The decisions of this court preclude us from issuing a writ ofhabeas corpus by reason of the alleged defects in the petition:Ex parte Stacey, supra; Ex parte Foster, supra; In re Shaw,88 Or. 174 (171 P. 896).

The judgments issuing out of the Court of Domestic Relations involving the guardianship of a delinquent child should show the facts upon which the court's jurisdiction rested. An order of commitment in a case of child delinquency should show the title of the court and cause; the filing of petition containing *Page 397 a concise statement of the facts constituting the child's delinquency; and an order by the court directing the service of process upon the parents or other legal custodian of the child, if such there be. The order should show that notice was served, or that service of process was waived by the party's voluntarily appearing in court. It should also state the facts found at the hearing by the court, constituting the delinquency of the child involved; that there has been a violation of some specified law of the state or city, or that the child is incorrigible or otherwise within the meaning of a "delinquent child," as defined by statute.

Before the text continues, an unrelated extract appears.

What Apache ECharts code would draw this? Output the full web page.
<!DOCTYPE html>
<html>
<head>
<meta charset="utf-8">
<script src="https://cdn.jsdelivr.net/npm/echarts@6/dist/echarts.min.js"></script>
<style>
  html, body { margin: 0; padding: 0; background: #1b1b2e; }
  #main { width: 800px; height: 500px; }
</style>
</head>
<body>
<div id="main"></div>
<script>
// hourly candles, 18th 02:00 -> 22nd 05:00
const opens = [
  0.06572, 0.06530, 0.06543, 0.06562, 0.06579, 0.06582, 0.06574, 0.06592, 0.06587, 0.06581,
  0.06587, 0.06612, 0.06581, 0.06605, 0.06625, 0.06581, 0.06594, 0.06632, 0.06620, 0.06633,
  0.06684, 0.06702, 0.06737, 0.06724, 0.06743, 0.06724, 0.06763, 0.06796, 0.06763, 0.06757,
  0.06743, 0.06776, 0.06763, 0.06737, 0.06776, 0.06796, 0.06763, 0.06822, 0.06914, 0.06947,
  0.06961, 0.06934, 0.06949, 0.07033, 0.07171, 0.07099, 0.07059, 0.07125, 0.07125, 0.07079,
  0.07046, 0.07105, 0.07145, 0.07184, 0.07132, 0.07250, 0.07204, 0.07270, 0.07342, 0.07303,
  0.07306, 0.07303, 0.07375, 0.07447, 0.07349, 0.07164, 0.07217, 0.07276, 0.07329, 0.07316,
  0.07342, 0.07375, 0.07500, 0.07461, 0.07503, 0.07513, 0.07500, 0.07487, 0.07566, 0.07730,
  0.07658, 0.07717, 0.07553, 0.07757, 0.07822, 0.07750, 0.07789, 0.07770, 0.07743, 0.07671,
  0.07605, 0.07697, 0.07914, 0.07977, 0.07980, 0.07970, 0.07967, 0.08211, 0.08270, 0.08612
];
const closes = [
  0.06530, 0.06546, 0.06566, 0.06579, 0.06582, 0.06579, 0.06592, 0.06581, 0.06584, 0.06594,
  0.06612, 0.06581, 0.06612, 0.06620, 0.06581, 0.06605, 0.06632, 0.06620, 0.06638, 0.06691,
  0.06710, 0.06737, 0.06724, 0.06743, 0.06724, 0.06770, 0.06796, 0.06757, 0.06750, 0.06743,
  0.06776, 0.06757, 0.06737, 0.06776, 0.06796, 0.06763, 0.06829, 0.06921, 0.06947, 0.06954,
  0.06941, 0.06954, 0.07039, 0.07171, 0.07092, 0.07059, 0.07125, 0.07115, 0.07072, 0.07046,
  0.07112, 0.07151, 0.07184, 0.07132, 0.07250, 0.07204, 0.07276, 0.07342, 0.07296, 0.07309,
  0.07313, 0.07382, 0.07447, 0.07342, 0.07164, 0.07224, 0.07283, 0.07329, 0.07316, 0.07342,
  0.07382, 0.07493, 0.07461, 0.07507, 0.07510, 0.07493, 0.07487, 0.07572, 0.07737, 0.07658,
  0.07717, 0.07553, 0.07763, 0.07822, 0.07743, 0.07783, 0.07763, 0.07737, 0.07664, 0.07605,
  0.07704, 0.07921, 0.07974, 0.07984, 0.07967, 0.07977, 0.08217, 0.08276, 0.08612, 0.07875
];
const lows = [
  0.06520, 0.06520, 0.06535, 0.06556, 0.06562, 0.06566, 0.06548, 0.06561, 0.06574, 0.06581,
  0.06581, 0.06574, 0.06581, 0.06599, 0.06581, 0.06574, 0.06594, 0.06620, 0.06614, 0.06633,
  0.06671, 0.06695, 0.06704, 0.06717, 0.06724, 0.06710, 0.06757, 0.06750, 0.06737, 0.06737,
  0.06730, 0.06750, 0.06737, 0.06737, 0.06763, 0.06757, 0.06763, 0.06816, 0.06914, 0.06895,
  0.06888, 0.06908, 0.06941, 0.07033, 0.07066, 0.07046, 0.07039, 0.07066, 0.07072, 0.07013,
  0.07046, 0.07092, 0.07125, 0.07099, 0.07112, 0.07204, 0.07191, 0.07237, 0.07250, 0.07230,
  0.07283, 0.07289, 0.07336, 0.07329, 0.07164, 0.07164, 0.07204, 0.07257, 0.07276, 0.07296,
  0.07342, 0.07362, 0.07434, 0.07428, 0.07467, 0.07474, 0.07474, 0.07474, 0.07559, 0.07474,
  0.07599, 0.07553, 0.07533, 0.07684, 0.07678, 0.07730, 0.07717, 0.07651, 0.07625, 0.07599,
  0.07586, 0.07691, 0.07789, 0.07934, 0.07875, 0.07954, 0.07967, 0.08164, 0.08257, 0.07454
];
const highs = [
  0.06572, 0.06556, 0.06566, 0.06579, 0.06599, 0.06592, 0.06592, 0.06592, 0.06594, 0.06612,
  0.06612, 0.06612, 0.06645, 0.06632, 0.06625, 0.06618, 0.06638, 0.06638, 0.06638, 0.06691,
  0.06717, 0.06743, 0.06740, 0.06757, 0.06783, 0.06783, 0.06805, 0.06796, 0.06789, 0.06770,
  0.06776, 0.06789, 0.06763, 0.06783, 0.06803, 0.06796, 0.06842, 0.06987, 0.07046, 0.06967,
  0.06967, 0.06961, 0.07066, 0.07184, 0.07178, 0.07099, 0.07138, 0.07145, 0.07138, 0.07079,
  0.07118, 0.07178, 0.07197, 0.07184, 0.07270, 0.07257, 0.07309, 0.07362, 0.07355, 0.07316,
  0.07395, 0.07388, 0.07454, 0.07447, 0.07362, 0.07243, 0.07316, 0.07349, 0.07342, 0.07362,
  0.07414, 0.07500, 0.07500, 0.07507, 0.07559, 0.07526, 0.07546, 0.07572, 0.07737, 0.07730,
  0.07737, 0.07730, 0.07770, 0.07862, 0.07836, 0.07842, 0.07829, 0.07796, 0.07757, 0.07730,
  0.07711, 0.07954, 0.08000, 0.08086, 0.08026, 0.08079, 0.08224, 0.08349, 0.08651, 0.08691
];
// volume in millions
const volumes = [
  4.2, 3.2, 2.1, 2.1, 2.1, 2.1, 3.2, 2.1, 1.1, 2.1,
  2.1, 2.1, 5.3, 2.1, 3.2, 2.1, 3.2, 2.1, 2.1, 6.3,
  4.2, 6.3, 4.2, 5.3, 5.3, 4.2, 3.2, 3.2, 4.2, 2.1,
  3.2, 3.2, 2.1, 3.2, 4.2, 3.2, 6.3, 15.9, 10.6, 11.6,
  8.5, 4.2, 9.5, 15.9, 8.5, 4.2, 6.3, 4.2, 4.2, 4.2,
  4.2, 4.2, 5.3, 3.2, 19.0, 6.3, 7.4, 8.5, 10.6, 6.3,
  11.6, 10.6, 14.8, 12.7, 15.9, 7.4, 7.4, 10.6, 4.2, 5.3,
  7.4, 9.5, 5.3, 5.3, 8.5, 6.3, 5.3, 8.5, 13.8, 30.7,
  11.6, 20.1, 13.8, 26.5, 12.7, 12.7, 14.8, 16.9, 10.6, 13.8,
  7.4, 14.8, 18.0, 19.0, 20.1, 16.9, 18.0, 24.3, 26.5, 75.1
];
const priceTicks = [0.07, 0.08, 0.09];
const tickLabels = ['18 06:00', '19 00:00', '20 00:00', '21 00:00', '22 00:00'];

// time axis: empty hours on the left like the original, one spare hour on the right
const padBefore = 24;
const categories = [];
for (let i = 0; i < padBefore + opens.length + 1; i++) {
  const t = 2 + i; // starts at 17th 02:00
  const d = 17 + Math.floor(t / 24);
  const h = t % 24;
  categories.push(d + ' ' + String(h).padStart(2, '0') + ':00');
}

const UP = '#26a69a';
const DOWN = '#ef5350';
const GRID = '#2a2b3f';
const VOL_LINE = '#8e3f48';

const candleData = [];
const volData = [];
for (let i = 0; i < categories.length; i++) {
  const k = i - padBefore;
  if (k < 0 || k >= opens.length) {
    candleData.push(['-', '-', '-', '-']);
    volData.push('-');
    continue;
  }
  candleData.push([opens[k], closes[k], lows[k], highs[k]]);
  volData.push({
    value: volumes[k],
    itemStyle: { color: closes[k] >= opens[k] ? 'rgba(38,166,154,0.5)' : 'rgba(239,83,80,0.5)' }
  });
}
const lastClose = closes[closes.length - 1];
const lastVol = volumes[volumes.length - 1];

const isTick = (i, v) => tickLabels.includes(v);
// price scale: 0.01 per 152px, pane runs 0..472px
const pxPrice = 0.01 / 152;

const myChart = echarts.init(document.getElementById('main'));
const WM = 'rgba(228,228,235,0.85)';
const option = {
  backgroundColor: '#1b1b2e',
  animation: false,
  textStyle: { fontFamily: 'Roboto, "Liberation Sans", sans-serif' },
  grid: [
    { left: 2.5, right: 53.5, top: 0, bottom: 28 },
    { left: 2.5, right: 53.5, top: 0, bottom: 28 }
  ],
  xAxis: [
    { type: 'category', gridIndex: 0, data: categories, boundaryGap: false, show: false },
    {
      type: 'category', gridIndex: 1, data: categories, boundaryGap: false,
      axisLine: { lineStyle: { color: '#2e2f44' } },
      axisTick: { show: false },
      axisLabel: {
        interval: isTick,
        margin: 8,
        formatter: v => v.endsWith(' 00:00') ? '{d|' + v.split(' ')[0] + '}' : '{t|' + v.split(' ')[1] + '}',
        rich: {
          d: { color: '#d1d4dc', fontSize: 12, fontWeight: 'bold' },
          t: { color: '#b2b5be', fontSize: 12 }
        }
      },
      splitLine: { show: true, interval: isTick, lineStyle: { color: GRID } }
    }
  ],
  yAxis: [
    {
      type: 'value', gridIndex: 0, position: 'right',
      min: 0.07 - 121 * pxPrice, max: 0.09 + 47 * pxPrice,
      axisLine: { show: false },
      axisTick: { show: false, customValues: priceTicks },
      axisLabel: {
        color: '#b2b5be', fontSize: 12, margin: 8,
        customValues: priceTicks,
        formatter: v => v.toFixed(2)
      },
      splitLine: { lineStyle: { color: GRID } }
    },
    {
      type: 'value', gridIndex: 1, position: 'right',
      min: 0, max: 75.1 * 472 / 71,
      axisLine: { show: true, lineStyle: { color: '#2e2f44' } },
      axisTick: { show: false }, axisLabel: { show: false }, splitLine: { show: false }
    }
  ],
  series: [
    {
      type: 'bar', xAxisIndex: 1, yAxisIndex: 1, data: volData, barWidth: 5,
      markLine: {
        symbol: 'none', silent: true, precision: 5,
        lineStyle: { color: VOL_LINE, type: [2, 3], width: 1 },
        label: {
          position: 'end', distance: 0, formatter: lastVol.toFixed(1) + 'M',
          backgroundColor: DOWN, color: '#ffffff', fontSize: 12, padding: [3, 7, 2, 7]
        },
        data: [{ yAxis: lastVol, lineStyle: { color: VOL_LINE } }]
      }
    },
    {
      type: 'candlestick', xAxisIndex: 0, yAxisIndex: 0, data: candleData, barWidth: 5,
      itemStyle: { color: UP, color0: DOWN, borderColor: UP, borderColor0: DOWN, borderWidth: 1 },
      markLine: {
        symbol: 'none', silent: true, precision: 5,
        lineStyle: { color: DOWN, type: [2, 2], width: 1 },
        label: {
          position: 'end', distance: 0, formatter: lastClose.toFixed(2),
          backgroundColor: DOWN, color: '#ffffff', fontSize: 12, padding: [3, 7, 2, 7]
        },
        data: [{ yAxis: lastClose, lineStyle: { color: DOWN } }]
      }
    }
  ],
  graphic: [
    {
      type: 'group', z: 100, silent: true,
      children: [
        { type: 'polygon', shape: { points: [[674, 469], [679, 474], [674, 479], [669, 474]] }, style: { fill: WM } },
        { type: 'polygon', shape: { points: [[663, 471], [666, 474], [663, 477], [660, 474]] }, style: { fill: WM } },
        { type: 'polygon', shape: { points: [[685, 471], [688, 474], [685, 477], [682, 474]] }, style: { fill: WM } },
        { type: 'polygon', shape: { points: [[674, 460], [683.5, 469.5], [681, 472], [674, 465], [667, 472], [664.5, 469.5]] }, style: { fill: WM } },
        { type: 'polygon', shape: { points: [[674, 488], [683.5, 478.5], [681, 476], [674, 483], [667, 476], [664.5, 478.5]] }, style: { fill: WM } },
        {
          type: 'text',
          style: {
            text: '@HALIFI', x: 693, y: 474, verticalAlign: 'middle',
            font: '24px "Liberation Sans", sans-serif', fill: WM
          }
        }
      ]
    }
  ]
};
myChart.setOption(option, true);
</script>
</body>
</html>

The record in the case at bar discloses defects as to form, but the order is not rendered void thereby and is good against a collateral attack.

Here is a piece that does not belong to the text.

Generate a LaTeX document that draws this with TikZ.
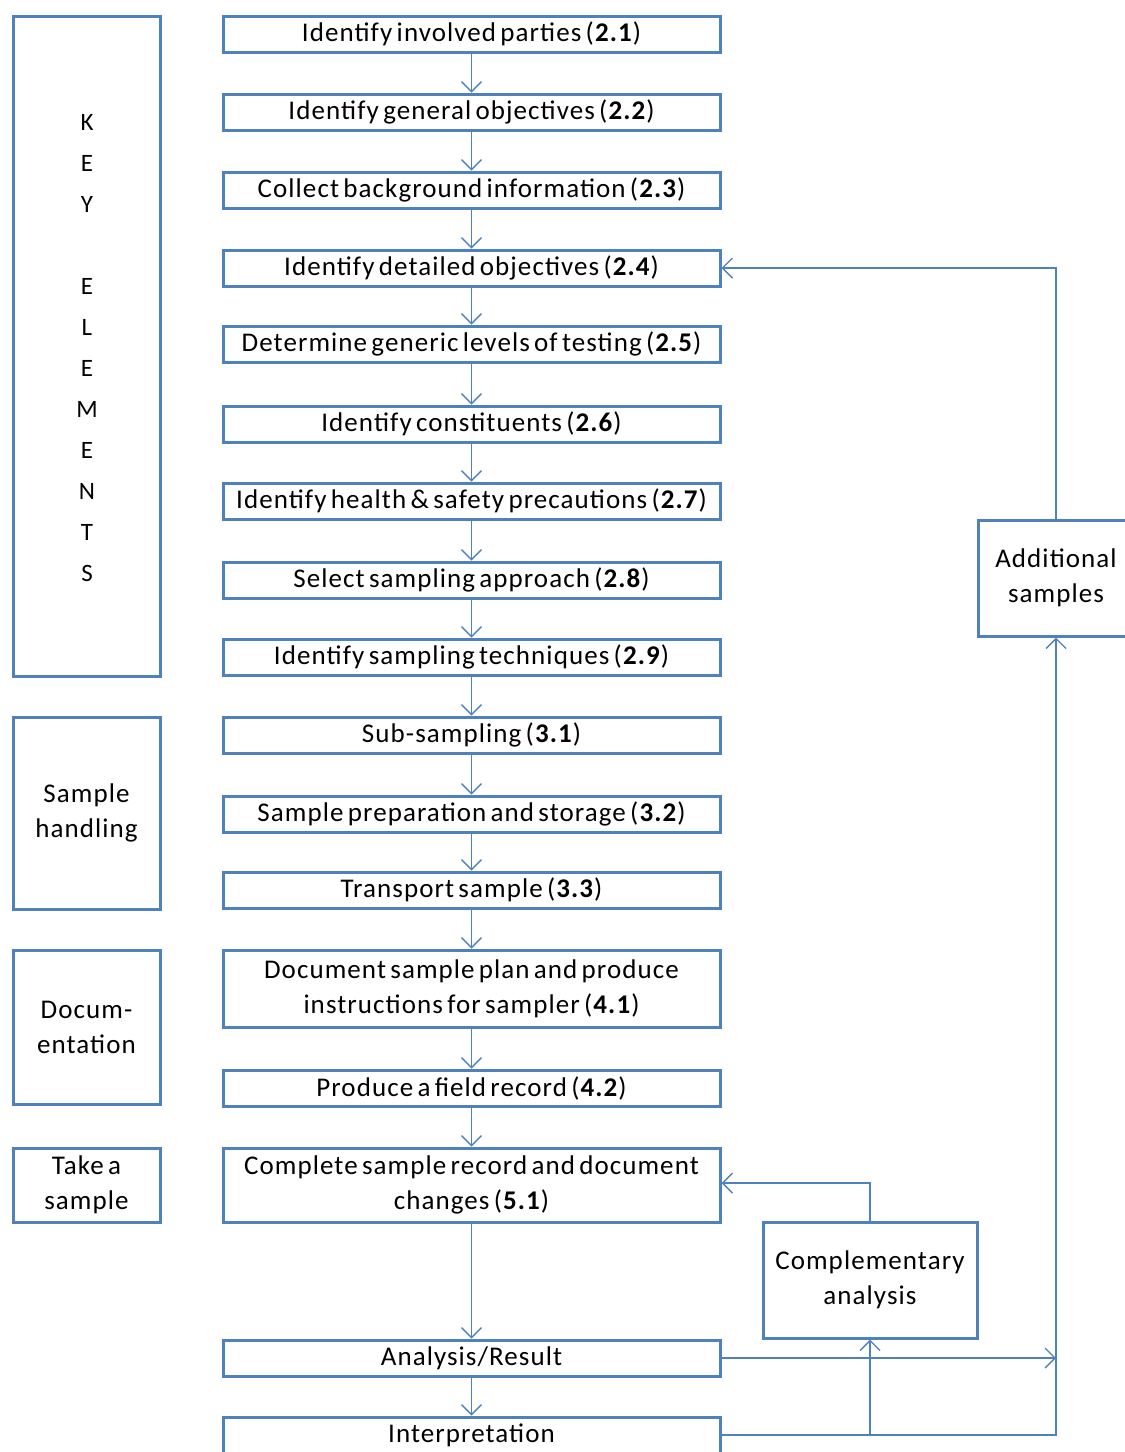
\documentclass[tikz,border=0pt]{standalone}
\usepackage{fontspec}
\setmainfont{Carlito}[LetterSpace=4,WordSpace=0.6]
\usetikzlibrary{arrows.meta}
\definecolor{bl}{HTML}{4F81BD}
\begin{document}
\begin{tikzpicture}[x=1pt,y=-1pt,
  txt/.style={font=\fontsize{27}{35}\selectfont, text=black},
  box/.style={draw=bl, line width=3pt, inner sep=0pt, align=center, txt},
  mainbox/.style={box, minimum width=497pt, minimum height=36pt},
  conn/.style={draw=bl, line width=1.4pt, -{Straight Barb[length=10pt,width=20pt,line width=1.4pt]}},
  line/.style={draw=bl, line width=1.4pt}]
\useasboundingbox (0,0) rectangle (1125,1452);
\clip (0,0) rectangle (1125,1452);
% main column
\node[mainbox] (b1) at (471.5,34) {Identify involved parties (\textbf{2.1})};
\node[mainbox] (b2) at (471.5,112) {Identify general objectives (\textbf{2.2})};
\node[mainbox] (b3) at (471.5,190) {Collect background information (\textbf{2.3})};
\node[mainbox] (b4) at (471.5,268) {Identify detailed objectives (\textbf{2.4})};
\node[mainbox] (b5) at (471.5,344) {Determine generic levels of testing (\textbf{2.5})};
\node[mainbox] (b6) at (471.5,424) {Identify constituents (\textbf{2.6})};
\node[mainbox] (b7) at (471.5,501) {Identify health \& safety precautions (\textbf{2.7})};
\node[mainbox] (b8) at (471.5,580) {Select sampling approach (\textbf{2.8})};
\node[mainbox] (b9) at (471.5,657) {Identify sampling techniques (\textbf{2.9})};
\node[mainbox] (b10) at (471.5,735) {Sub-sampling (\textbf{3.1})};
\node[mainbox] (b11) at (471.5,814) {Sample preparation and storage (\textbf{3.2})};
\node[mainbox] (b12) at (471.5,890) {Transport sample (\textbf{3.3})};
\node[mainbox, minimum height=77pt] (b13) at (471.5,988.5) {Document sample plan and produce\\instructions for sampler (\textbf{4.1})};
\node[mainbox] (b14) at (471.5,1088) {Produce a field record (\textbf{4.2})};
\node[mainbox, minimum height=74pt] (b15) at (471.5,1185) {Complete sample record and document\\changes (\textbf{5.1})};
\node[mainbox] (b16) at (471.5,1358) {Analysis/Result};
\node[mainbox] (b17) at (471.5,1435) {Interpretation};
% left key boxes
\node[box, minimum width=147pt, minimum height=660pt] (key) at (86.5,346) {};
\node[txt, align=center, font=\fontsize{25}{41}\selectfont] (keytxt) at (87,348) {K\\E\\Y\\[41pt]E\\L\\E\\M\\E\\N\\T\\S};
\node[box, minimum width=147pt, minimum height=192pt] (sh) at (86.5,813) {Sample\\handling};
\node[box, minimum width=147pt, minimum height=154pt] (doc) at (86.5,1027) {Docum-\\entation};
\node[box, minimum width=147pt, minimum height=74pt] (take) at (86.5,1185) {Take a\\sample};
% right boxes
\node[box, minimum width=156pt, minimum height=116pt] (add) at (1056,578) {Additional\\samples};
\node[box, minimum width=214pt, minimum height=116pt] (cmp) at (870,1280) {Complementary\\analysis};
% vertical chain
\foreach \a/\b in {b1/b2,b2/b3,b3/b4,b4/b5,b5/b6,b6/b7,b7/b8,b8/b9,b9/b10,b10/b11,b11/b12,b12/b13,b13/b14,b14/b15,b15/b16,b16/b17}
  \draw[conn] (\a) -- (\b);
% feedback loops
\draw[conn] (add.north) |- (b4.east);
\draw[conn] (cmp.north) |- ([yshift=2pt]b15.east);
\coordinate (anaend) at (add.south |- b16.east);
\draw[conn] (b16.east) -- (anaend);
\draw[conn] (b17.east) -| (add.south);
\coordinate (cmpfoot) at (cmp.south |- b17.east);
\draw[conn] (cmpfoot) -- (cmp.south);
\end{tikzpicture}
\end{document}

The petitioner also asserts that the record is insufficient because the court failed to make a finding relating to the competency or incompetency of the parents.

If it had been charged that the child was a dependent child by reason of neglect or cruelty of the parents, as provided by Section 9801, then, in that event, such objection would be well taken. But, under our statute, where it is charged that the child is delinquent by reason of theft, and is immoral, a finding against the parents is unnecessary.

The child was not tried for the commission of a crime; hence, she was not arraigned at the bar of justice as a criminal, nor was it necessary for the petition to set out the particulars relating to the charge of "stealing." She was charged with delinquency.

If the petitioners felt themselves injured by the order made by the Court of Domestic Relations in the case at bar, they should have availed themselves *Page 398 of their right to appeal accorded by statute and to have the case heard de novo in the Circuit Court. Again, they had, and have, a right to apply to the Court of Domestic Relations for an order setting aside or modifying the order of commitment under which the child is detained at the Industrial School.

It follows that this case must be affirmed.

AFFIRMED. REHEARING DENIED.

Mr. Justice BURNETT did not participate in the hearing or consideration of this case.